Here's a Japanese concept car that I think would sweep the American market if it ever sold here. It's the Nissan Pivo 2, unveiled at last year's Tokyo Motor Show.
The wheels work independently, making parallel parking a breeze. You just pull up to the space you want to park in, change the direction of the wheels, and glide in. The whole passenger pod can turn 360 degrees, so you can face the space you're moving into, even if the rest of the body is facing the other way. An earlier version of the Pivo could lean backward and forward as it turned. It's easy to imagine a later version making sudden, quirky changes of direction, like a family pet.
But there's more! The car features a movable robot head that that talks to you, suggests alternative routes, tells jokes, tells you what needs fixing and what groceries you wanted to buy, and watches to see if you're dozing off so it can wake you. It contains facial recognition software so it'll recognize and talk to your friends, too.

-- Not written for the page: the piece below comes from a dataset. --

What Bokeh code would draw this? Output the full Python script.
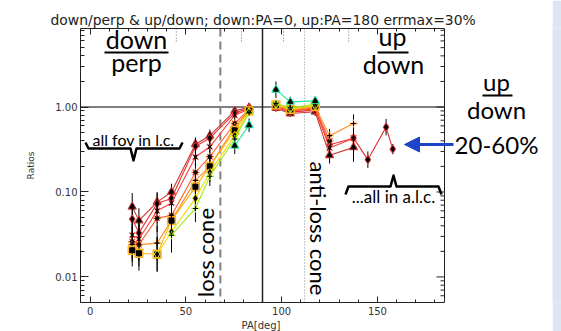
import math
from bokeh.plotting import figure
from bokeh.layouts import row
from bokeh.models import (Range1d, LinearAxis, FixedTicker, CustomJSTickFormatter,
                          Label, Arrow, NormalHead, Span, ColumnDataSource, Title)
from bokeh.embed import file_html
from bokeh.resources import INLINE

NaN = float("nan")

# ---------------- data ----------------
PA_LEFT = [22, 25.5, 35, 42.5, 55, 62.5, 75.5, 83]
PA_RIGHT = [97, 104.5, 117.5, 125, 137.5, 145, 154.5, 158]

COLORS = ["#c83a3a", "#e43232", "#ff3c3c", "#ff5a28", "#ff8c1e", "#ffb414",
          "#f0dc00", "#9ee61e", "#1ee69a"]
MARKERS = ["triangle", "diamond", "x", "asterisk", "cross", "square",
           "diamond", "cross", "triangle"]

# down/perp ratios (PA < 90)
DOWN_PERP = [
    [0.067, 0.046, 0.076, 0.100, 0.365, 0.46, 0.90, 0.99],
    [0.048, 0.033, 0.073, 0.084, 0.345, 0.43, 0.85, 0.97],
    [0.031, 0.028, 0.060, 0.074, 0.258, 0.34, 0.80, 0.95],
    [0.026, 0.024, 0.049, 0.053, 0.170, 0.26, 0.64, 0.94],
    [0.024, 0.024, 0.025, 0.046, 0.137, 0.20, 0.58, 0.92],
    [0.0206, 0.019, 0.0185, 0.046, 0.115, 0.20, 0.53, 0.90],
    [NaN, NaN, 0.0185, 0.034, 0.084, 0.17, 0.46, 0.88],
    [NaN, NaN, NaN, 0.031, 0.064, 0.153, 0.42, 0.86],
    [NaN, NaN, NaN, NaN, NaN, NaN, 0.35, 0.61],
]
# up/down ratios (PA > 90)
UP_DOWN = [
    [0.97, 0.84, 0.88, 0.27, 0.335, NaN, NaN, NaN],
    [1.00, 0.87, 0.92, 0.36, 0.43, 0.24, 0.58, 0.32],
    [1.02, 0.90, 0.95, 0.33, 0.43, NaN, NaN, NaN],
    [1.04, 0.91, 0.97, 0.40, NaN, NaN, NaN, NaN],
    [1.05, 0.92, 1.00, 0.46, 0.64, NaN, NaN, NaN],
    [1.06, 0.94, 1.02, NaN, NaN, NaN, NaN, NaN],
    [1.08, 0.96, 1.04, NaN, NaN, NaN, NaN, NaN],
    [1.10, 0.98, 1.08, NaN, NaN, NaN, NaN, NaN],
    [1.60, 1.15, 1.18, NaN, NaN, NaN, NaN, NaN],
]
# relative errors
ERR_LEFT = [
    [0.45, 0.40, 0.30, 0.25, 0.20, 0.18, 0.10, 0.06],
    [0.50, 0.45, 0.35, 0.30, 0.22, 0.20, 0.10, 0.06],
    [0.55, 0.50, 0.40, 0.35, 0.25, 0.20, 0.12, 0.06],
    [0.60, 0.55, 0.45, 0.40, 0.30, 0.22, 0.12, 0.06],
    [0.60, 0.80, 0.60, 0.45, 0.30, 0.25, 0.15, 0.06],
    [0.55, 0.60, 0.60, 0.50, 0.35, 0.25, 0.15, 0.08],
    [0.0, 0.0, 0.60, 0.55, 0.40, 0.30, 0.15, 0.08],
    [0.0, 0.0, 0.0, 0.60, 0.45, 0.30, 0.18, 0.08],
    [0.0, 0.0, 0.0, 0.0, 0.0, 0.0, 0.25, 0.20],
]
ERR_RIGHT = [
    [0.10, 0.10, 0.12, 0.25, 0.40, 0.0, 0.0, 0.0],
    [0.10, 0.10, 0.12, 0.30, 0.90, 0.25, 0.25, 0.15],
    [0.10, 0.10, 0.12, 0.25, 0.40, 0.0, 0.0, 0.0],
    [0.10, 0.10, 0.12, 0.25, 0.0, 0.0, 0.0, 0.0],
    [0.10, 0.10, 0.12, 0.20, 0.05, 0.0, 0.0, 0.0],
    [0.10, 0.10, 0.12, 0.0, 0.0, 0.0, 0.0, 0.0],
    [0.10, 0.10, 0.12, 0.0, 0.0, 0.0, 0.0, 0.0],
    [0.10, 0.10, 0.12, 0.0, 0.0, 0.0, 0.0, 0.0],
    [0.25, 0.15, 0.12, 0.0, 0.0, 0.0, 0.0, 0.0],
]

LOSS_CONE = 68
ANTI_LOSS_CONE = 112
LC_MARKS = [45, 79, 101, 135]

TITLE = "down/perp & up/down; down:PA=0, up:PA=180 errmax=30%"
X_LABEL = "PA[deg]"
Y_LABEL = "Ratios"
X_TICKS = [0, 50, 100, 150]
Y_TICKS = [0.01, 0.1, 1.0]

# ---------------- geometry ----------------
X0, X1 = -5, 185          # axis extent in degrees
Y0, Y1 = 0.005, 8.4
FL, FR, FT, FB = 80, 444, 28, 302   # pixel box of the axes
W, H = 552, 331
S = (FR - FL) / (X1 - X0)  # px per degree
XMAX = X0 + (W - FL) / S   # frame extends to canvas edge (for outside notes)


def dx(px):
    return X0 + (px - FL) / S


def dy(py):
    l0, l1 = math.log10(Y0), math.log10(Y1)
    return 10 ** (l1 - (py - FT) * (l1 - l0) / (FB - FT))


AX_FONT = "DejaVu Sans"
TXT_FONT = "Lato"
INK = "#222222"

p = figure(width=W, height=H, x_range=Range1d(X0, XMAX), y_range=Range1d(Y0, Y1),
           y_axis_type="log", output_backend="svg", toolbar_location=None,
           min_border_left=FL, min_border_right=0, min_border_top=FT,
           min_border_bottom=H - FB)
p.grid.visible = False
p.outline_line_color = None
p.background_fill_color = "white"
p.border_fill_color = "white"

minor_x = list(range(0, 181, 10))
minor_y = [k * 10 ** d for d in (-3, -2, -1, 0) for k in range(2, 10)
           if Y0 <= k * 10 ** d <= Y1]


def style_axis(ax, tin, tmin):
    ax.major_tick_in = tin
    ax.major_tick_out = 0
    ax.minor_tick_in = tmin
    ax.minor_tick_out = 0
    ax.axis_line_color = INK
    ax.major_tick_line_color = INK
    ax.minor_tick_line_color = INK
    ax.major_label_text_font = AX_FONT
    ax.major_label_text_font_size = "10px"
    ax.major_label_text_color = "#333333"
    ax.axis_label_text_font = AX_FONT
    ax.axis_label_text_font_style = "normal"
    ax.axis_label_text_font_size = "10px"
    ax.axis_label_text_color = "#333333"


xa = p.xaxis[0]
xa.ticker = FixedTicker(ticks=X_TICKS, minor_ticks=minor_x)
xa.bounds = (X0, X1)
style_axis(xa, 6, 3)
xa.major_label_standoff = 4

ya = p.yaxis[0]
ya.ticker = FixedTicker(ticks=Y_TICKS, minor_ticks=minor_y)
ya.formatter = CustomJSTickFormatter(code="return tick.toFixed(2)")
style_axis(ya, 8, 4)
ya.major_label_standoff = 3
ya.axis_label = Y_LABEL
ya.axis_label_text_font_size = "9px"
ya.axis_label_standoff = 16

top = LinearAxis(ticker=FixedTicker(ticks=X_TICKS, minor_ticks=minor_x),
                 formatter=CustomJSTickFormatter(code="return ''"), bounds=(X0, X1))
style_axis(top, 6, 3)
top.major_label_text_font_size = "0px"
top.major_label_standoff = 0
p.add_layout(top, "above")

# x-axis label centred under the axis box (not the wider frame)
p.add_layout(Title(text=X_LABEL, align="left", offset=161, text_font=AX_FONT,
                   text_font_size="10px", text_font_style="normal", text_color="#333333",
                   standoff=0), "below")

# right edge of the box with inward ticks
p.add_layout(Span(location=X1, dimension="height", line_color=INK, line_width=1))
p.segment(x0=[X1] * len(Y_TICKS), y0=Y_TICKS, x1=[X1 - 8 / S] * len(Y_TICKS), y1=Y_TICKS,
          line_color=INK, line_width=1)
p.segment(x0=[X1] * len(minor_y), y0=minor_y, x1=[X1 - 4 / S] * len(minor_y), y1=minor_y,
          line_color=INK, line_width=1)

p.title.text = TITLE
p.title.align = "left"
p.title.offset = -30
p.title.text_font = AX_FONT
p.title.text_font_size = "13.9px"
p.title.text_font_style = "normal"
p.title.text_color = INK
p.title.standoff = 2

# reference lines
p.segment(x0=[X0], y0=[1.0], x1=[X1], y1=[1.0], line_color="#555555", line_width=1.5, level="underlay")
p.add_layout(Span(location=90, dimension="height", line_color=INK, line_width=1.5, level="underlay"))
p.add_layout(Span(location=LOSS_CONE, dimension="height", line_color="#808080", line_width=2,
                  line_dash="8 5", level="underlay"))
p.add_layout(Span(location=ANTI_LOSS_CONE, dimension="height", line_color="#808080", line_width=1,
                  line_dash="1 2", level="underlay"))
p.segment(x0=LC_MARKS, y0=[dy(41)] * len(LC_MARKS), x1=LC_MARKS, y1=[Y1] * len(LC_MARKS),
          line_color="#666666", line_width=1, line_dash="1 2")

# data
for i in range(len(COLORS)):
    c, m = COLORS[i], MARKERS[i]
    for pa, vals, errs in ((PA_LEFT, DOWN_PERP[i], ERR_LEFT[i]), (PA_RIGHT, UP_DOWN[i], ERR_RIGHT[i])):
        lo = [v / (1 + e) for v, e in zip(vals, errs)]
        hi = [v * (1 + e) for v, e in zip(vals, errs)]
        src = ColumnDataSource(dict(x=pa, y=vals, lo=lo, hi=hi))
        p.line("x", "y", source=src, line_color=c, line_width=1.1)
        p.segment(x0="x", y0="lo", x1="x", y1="hi", source=src, line_color="black", line_width=1)
        p.scatter("x", "y", source=src, marker=m, size=8, line_color=c, fill_color=c,
                  fill_alpha=0.25, line_width=1.3)
        p.scatter("x", "y", source=src, marker=m, size=5, line_color="black", fill_color="black",
                  line_width=1.1)


# annotations (positions given as reference-pixel baseline; centred on em box)
def label(txt, px, base_py, size, align="center", angle=0.0, mid=None):
    py = mid if mid is not None else base_py - 0.387 * size
    p.add_layout(Label(x=dx(px), y=dy(py), text=txt, text_align=align, text_baseline="middle",
                       angle=angle, text_font=TXT_FONT, text_font_size=f"{size}px",
                       text_color="black"))


def hline(px0, px1, py, width=2, color="black"):
    p.add_layout(Arrow(x_start=dx(px0), y_start=dy(py), x_end=dx(px1), y_end=dy(py), end=None,
                       line_color=color, line_width=width))


label("down", 136, 48, 25)
hline(104, 168, 52)
label("perp", 136, 71, 25)

label("up", 392, 45, 25)
hline(377, 408, 52)
label("down", 393, 73, 25)

label("all fov in l.c.", 133, 145, 16)
bx = [85, 88, 130, 133, 136, 179, 182]
by = [142, 148, 148, 160, 148, 148, 142]
p.line([dx(v) for v in bx], [dy(v) for v in by], line_color="black", line_width=2.5, line_join="round")

label("loss cone", 205, None, 22, angle=math.pi / 2, mid=252)
label("anti-loss cone", 318, None, 22, angle=-math.pi / 2, mid=228)

label("...all in a.l.c.", 393, 203, 17)
ux = [345, 348, 390, 393, 396, 438, 441]
uy = [194, 186, 186, 175, 186, 186, 194]
p.line([dx(v) for v in ux], [dy(v) for v in uy], line_color="black", line_width=2.5, line_join="round")

label("up", 496, 90, 24)
hline(482, 512, 95)
label("down", 496, 118, 24)
label("20-60%", 496, 153, 24)

BLUE = "#1f44c8"
p.add_layout(Arrow(x_start=dx(453), y_start=dy(144), x_end=dx(404), y_end=dy(144),
                   line_color=BLUE, line_width=3,
                   end=NormalHead(size=15, fill_color=BLUE, line_color=BLUE)))

strip = figure(width=561 - W, height=H, output_backend="svg", toolbar_location=None,
               x_axis_location=None, y_axis_location=None, min_border=0)
strip.grid.visible = False
strip.outline_line_color = None
strip.background_fill_color = "#dce6f2"
strip.border_fill_color = "#dce6f2"

layout = row(p, strip, spacing=0)
open("out.html", "w").write(file_html(layout, INLINE))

If you were to approach the locked car from the outside, and click your key chain beeper to unlock it, the passenger pod might revolve to face you, and maybe even lean toward you a little and appear to pant. The friendly robot head would track you and flash a smile, as if it was thrilled to see you.
Do you see what I'm getting at? The entire car, not just the robot head, is a kind of pet. You develop an affection for it. That's a bold, new idea...a car that elicits emotional attachment from the owner. I predict Nissan is going to make a lot of money with this! Why didn't Americans think of this? Where was General Motors?
Don't expect to see it on the road for another five or six years. The car runs on lithium batteries, which aren't practical yet, and it has a top speed of only 60 miles an hour. And there's safety issues. That's OK, it'll be worth the wait. Imagine what the robot'll be able to do five years from now! You'll be able to have conversations with it!